There is still hope, as many businesses can compensate for having fewer qualified virtualization engineers by sharing this limited skill set across each division of its IT team, spanning the server, storage and networking teams. The data from the study indicated that a significant proportion of businesses keep their networking teams separate from their server and storage teams – where a considerable amount of the existing experience around virtualization implementation and management lies. By bringing the networking and wider operations teams together, it’s possible to increase the overall expertise and management capability of each department, compensating for the lack of certification specifically contained within the networking team. Whilst the businesses themselves can resolve this by moving away from a “siloed” approach, there remains an additional stumbling block relating to the usage of fragmented management tools and independent operational practices, as outlined in the IDC whitepaper.

According to the data only three per cent of participants indicated that they used integrated end-to-end service management suites for IT infrastructure, DC networks and campus networks.

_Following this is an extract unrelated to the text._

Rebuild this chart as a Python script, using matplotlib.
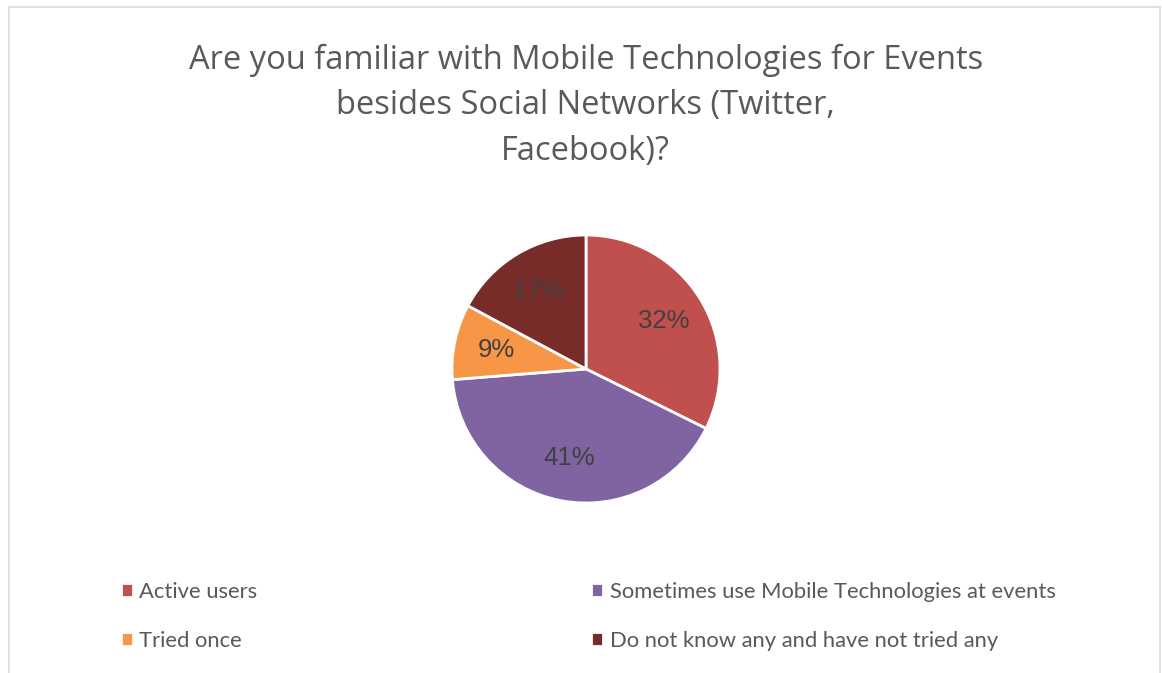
import matplotlib
matplotlib.use("Agg")
import matplotlib.pyplot as plt
from matplotlib.patches import Rectangle

# Survey answers
labels = ['Active users', 'Sometimes use Mobile Technologies at events',
          'Tried once', 'Do not know any and have not tried any']
shares = [32, 41, 9, 17]
colors = ['#C0504D', '#8064A2', '#F79646', '#772C2A']
title = ('Are you familiar with Mobile Technologies for Events\n'
         'besides Social Networks (Twitter,\nFacebook)?')

fig = plt.figure(figsize=(11.62, 6.73), dpi=100)

# light frame around the chart area
fig.patches.append(Rectangle((9 / 1162, -0.01), 1151 / 1162, 1 - 7 / 673 + 0.01,
                             transform=fig.transFigure, fill=False,
                             edgecolor='#D9D9D9', linewidth=1.2))

fig.text(0.504, 0.843, title, ha='center', va='center', fontsize=23.5,
         color='#595959', family='Open Sans', linespacing=1.5)

ax = fig.add_axes([452 / 1162, 170 / 673, 268 / 1162, 268 / 673])
wedges, texts, autotexts = ax.pie(
    shares, colors=colors, startangle=90, counterclock=False,
    autopct='%d%%', pctdistance=0.68,
    wedgeprops=dict(edgecolor='white', linewidth=2),
    textprops=dict(fontsize=18.5, color='#404040', family='Liberation Sans'))
ax.set_xlim(-1, 1)
ax.set_ylim(-1, 1)
ax.set_aspect('auto')
ax.axis('off')

# two-column legend, filled row by row
order = [0, 2, 1, 3]
fig.legend([wedges[i] for i in order], [labels[i] for i in order],
           ncol=2, loc='upper left', bbox_to_anchor=(101 / 1162, 1 - 562 / 673),
           frameon=False, handlelength=0.55, handleheight=0.55,
           handletextpad=0.3, columnspacing=15.2, labelspacing=1.32,
           prop=dict(family='Lato', size=15.8), labelcolor='#595959')

fig.savefig('out.png', dpi=100)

This hinders the realisation of automation within networking management and creates additional obstacles for network engineers and IT professionals.

This is where vendors must begin to take responsibility. Only by working alongside partners and customers can they bolster the capabilities of enterprise networks. By providing advanced services and encouraging integrated systems management, vendors can accelerate the adoption of advanced networking technologies, allowing for increased automation and the establishment of future ready networking infrastructure.